Chan: We're still figuring out what Lily's relationship to Duo is because, as they appear in the app, they're separate. In one episode, she’s sending out notifications from her dungeon. We’re toying with the idea that maybe Lily is the puppet master behind it all because she's harder to please. Duo’s happy when you just do your lesson. Lily is more demanding.

D2C Insider: Why use mascots at all? You are a tech brand, and they are inherently old-school.

Chan: Duo has created a mascot moment because of TikTok. It’s funny. The only reason we used the mascot in the first place is that we didn't have access to design resources to create animated content for us. Working within the app creates constraints, and the mascot was an interesting solution. And then our timing, in terms of TikTok, was right. We were one of the first brands to hit there in our content strategy.

D2C Insider: You mean it was a budgetary decision?

Chan: Yes. Our design team is always working on the app. That’s the most important thing. So when that team is strapped for resources, we can't tap into them as regularly for marketing.

D2C Insider: You made this with Loop, the creative agency, and the videos are filled with cheesy ‘90s sitcom touches, from the laugh track to the theme music. What were the challenges?

Chan: Trying to balance how much each episode had to stand on its own versus whether or not we wanted this to be a cohesive series.

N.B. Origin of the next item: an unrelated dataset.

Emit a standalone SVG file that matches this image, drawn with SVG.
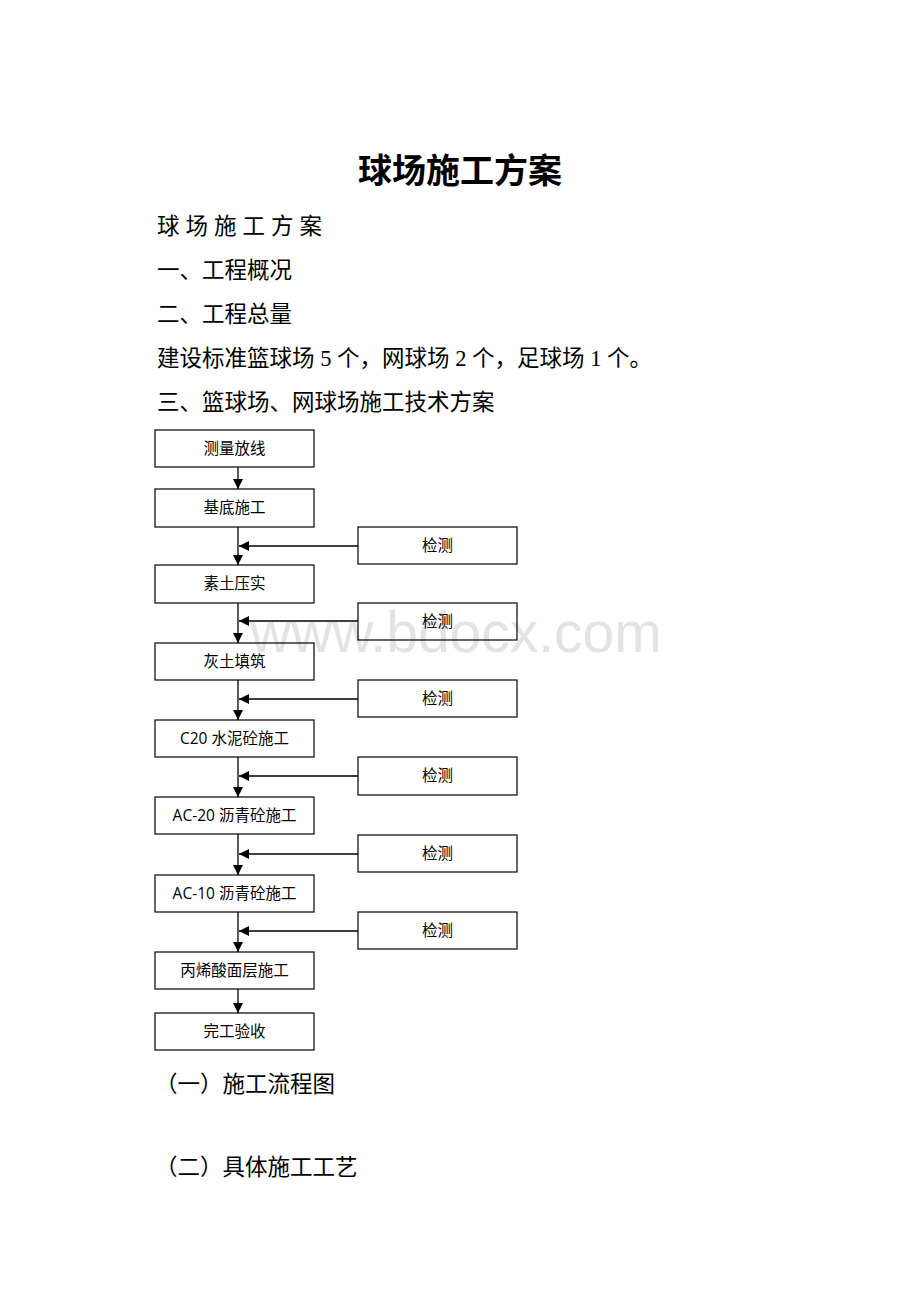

D2C Insider: What’s next? Season two?

Chan: More seasons and maybe a movie. I want to continue figuring out how we will develop this cast of characters, not just Duo and Lily but the rest. We have a goal to give Lily a moment next year that demonstrably grows her fame. We're starting to figure that out. It might be merch, more stories or an animated series. There’s some blue-sky thinking ahead.

D2C Insider: How many characters are there now?

Chan: Ten. There’s a grandmotherly one named Lucy, who is my favorite. She has a mysterious past, like from “Tomb Raider.” I’d love to explore her secret history.